Как бы ни смешивали те или иные эпохи противоположные понятия (не в этих ли подменах заключен бессмысленный смысл истории?), провинция есть, и она являет собой территорию, населенную людьми, имитирующими жителей метрополий, болезненно осознающими свою подражательность, боящимися ее и старающимися ее преодолеть. В медвежьих углах, в оставленных Богом весях, во всевозможных городах N мимезис находит свой предел, переживает катастрофу. Он изгоняется оттуда, где власть мыслится абсолютной, неподражаемой (“Политейя” Платона). Он неизбежен там, где подчиняются. Но подавленность самостоятельности чревата взрывом, бунтом. Революция, ползущая из провинции (вспомним хотя бы русских разночинцев-шестидесятников, прибывших в Петербург, чтобы покорить столицу), есть протест против мимезиса, не находящий себе творческого, немиметического воплощения.

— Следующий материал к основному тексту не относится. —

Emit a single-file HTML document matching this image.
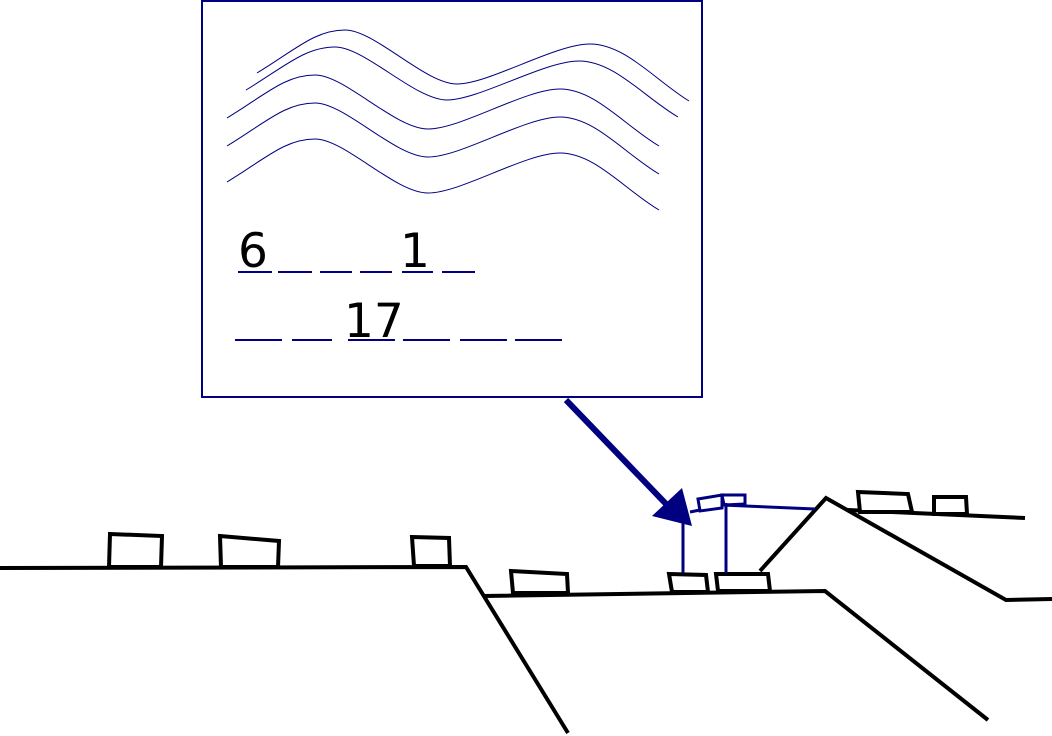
<!DOCTYPE html>
<html><head><meta charset="utf-8"><style>
html,body{margin:0;padding:0;background:#fff;}
svg{display:block;}
</style></head><body>
<svg width="1052" height="736" viewBox="0 0 1052 736" xmlns="http://www.w3.org/2000/svg">
<g>
<rect x="202" y="1" width="500" height="396" fill="#fff" stroke="#000080" stroke-width="2"/>
<g fill="none" stroke="#000080" stroke-width="1">
<path d="M257,73 C295,50 315,30 345,30 S425,84 457,84 S555,44 590,44 S655,80 689,101"/>
<path d="M246,90 C284,67 305,47 335,47 S415,100 447,100 S544,61 579,61 S644,97 678,117"/>
<path d="M227,118 C265,95 285,75 315,75 S395,129 428,129 S525,89 560,89 S625,126 659,146"/>
<path d="M227,146 C265,123 285,103 315,103 S395,157 428,157 S525,117 560,117 S625,154 659,174"/>
<path d="M227,182 C265,159 285,139 315,139 S395,193 428,193 S525,153 560,153 S625,190 659,210"/>
</g>
<g stroke="#000080" stroke-width="2">
<line x1="238" y1="272" x2="272" y2="272"/><line x1="278" y1="272" x2="312" y2="272"/>
<line x1="320" y1="272" x2="352" y2="272"/><line x1="360" y1="272" x2="392" y2="272"/>
<line x1="402" y1="272" x2="433" y2="272"/><line x1="442" y1="272" x2="475" y2="272"/>
</g>
<g stroke="#000080" stroke-width="2">
<line x1="235" y1="340" x2="282" y2="340"/><line x1="292" y1="340" x2="332" y2="340"/>
<line x1="348" y1="340" x2="395" y2="340"/><line x1="403" y1="340" x2="450" y2="340"/>
<line x1="460" y1="340" x2="507" y2="340"/><line x1="515" y1="340" x2="562" y2="340"/>
</g>
<g font-family="'DejaVu Sans','Liberation Sans',sans-serif" font-size="47" fill="#000">
<text x="238" y="267">6</text>
<text x="400" y="267">1</text>
<text x="344" y="337">17</text>
</g>
</g>
<g>
<line x1="566" y1="400" x2="668" y2="506" stroke="#000080" stroke-width="6"/>
<polygon points="652,516 682,488 692,526" fill="#000080"/>
</g>
<g fill="none" stroke="#000" stroke-width="4" stroke-linejoin="miter">
<polyline points="0,568 466,567 568,733"/>
<polyline points="484,596 825,591 988,720"/>
<polyline points="760,571 826,498 1006,600 1052,599"/>
<polyline points="848,510 1025,518"/>
</g>
<g fill="#fff" stroke="#000" stroke-width="4">
<polygon points="110,534 162,536 161,567 109,567"/>
<polygon points="220,536 279,541 278,567 221,567"/>
<polygon points="412,537 449,538 450,566 414,566"/>
<polygon points="511,571 567,574 568,593 513,593"/>
<polygon points="669,574 706,575 708,592 672,592"/>
<polygon points="716,574 768,574 770,591 718,591"/>
<polygon points="858,492 908,494 912,512 860,512"/>
<polygon points="934,497 966,497 967,514 934,514"/>
</g>
<g fill="none" stroke="#000080" stroke-width="3">
<line x1="683" y1="520" x2="683" y2="573"/>
<line x1="726" y1="503" x2="726" y2="573"/>
<line x1="690" y1="512" x2="700" y2="510"/>
<line x1="722" y1="505" x2="815" y2="509"/>
<polygon points="698,499 722,495 722,508 700,511"/>
<polygon points="722,495 745,495 745,504 724,505"/>
</g>
</svg>
</body></html>
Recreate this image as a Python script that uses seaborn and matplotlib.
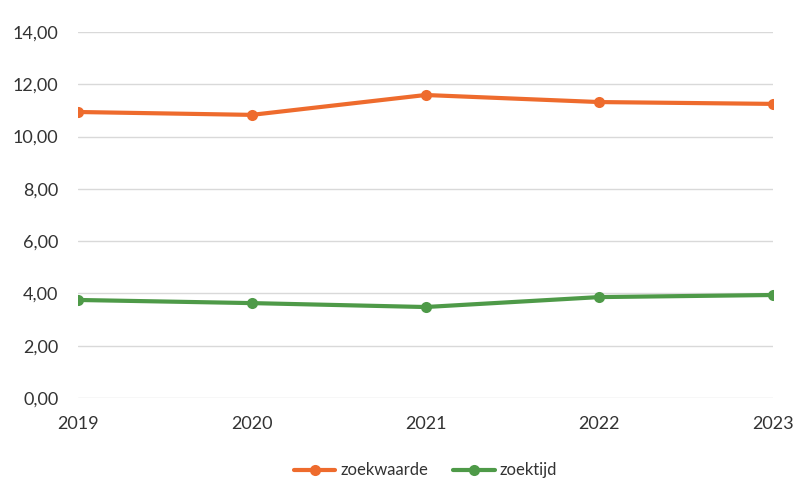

В ответ на постмодернистскую децентрализацию, проводившуюся-таки и мыслительно, и хозяйственно из мировых столиц, возникли так называемые “postcolonial studies”, затеянные выходцами из бывших имперских окраин. В этих исследованиях (с которыми я познакомился благодаря Сузи Франк) много истинного. Периферия обрела в них собственный голос. Одна из их основоположных идей состоит в том, что в колониях рождается “гибридная” культура, если и воспроизводящая чужую, доминантную, то все же с местной добавкой, с локальным колоритом (Н. К. Bhabha, “The Location of Culture”. London, New York, 1994). Пропагандируя кочевой образ жизни, убегая на границу, изничтожая Логос (т. е. Христа, если говорить эксплицитно), постмодернизм соответственно объявил всю культуру царством симулякров, копий без оригиналов, сдвинул ее в такую провинцию, которая не конфронтирует более со столицами, не зная таковых. Если для тоталитаризма центр везде, а для постмодернизма нигде, то внимание нынешнего мировидения поглощено тем, как периферия справляется со своей миметичностью. “Postcolonial studies” возвращают нас из шестидесятнической “мозговой игры” в реальность, главное свойство которой в том, что она различаема, что в ней присутствует и то, и другое, и третье — снятая в tertium datur дифференциация, дифференцирующая самое дифференцирование (да простится мне этот словесный повтор), что в ней нет односторонности — тоталитарной ли, постмодернистской ли, ведущей к неразрешимому парадоксализму. Может быть, не случайно постмодернизм нашел свое самое яркое выражение в стране, где столичный блеск был особенно нестерпим. Вслед за правительством Виши Деррида, Бодрийяр, Фуко (знаменательным образом начавший писать в Польше), Делез, Гваттари, Лиотар и иже с ними еще раз отреклись от Парижа.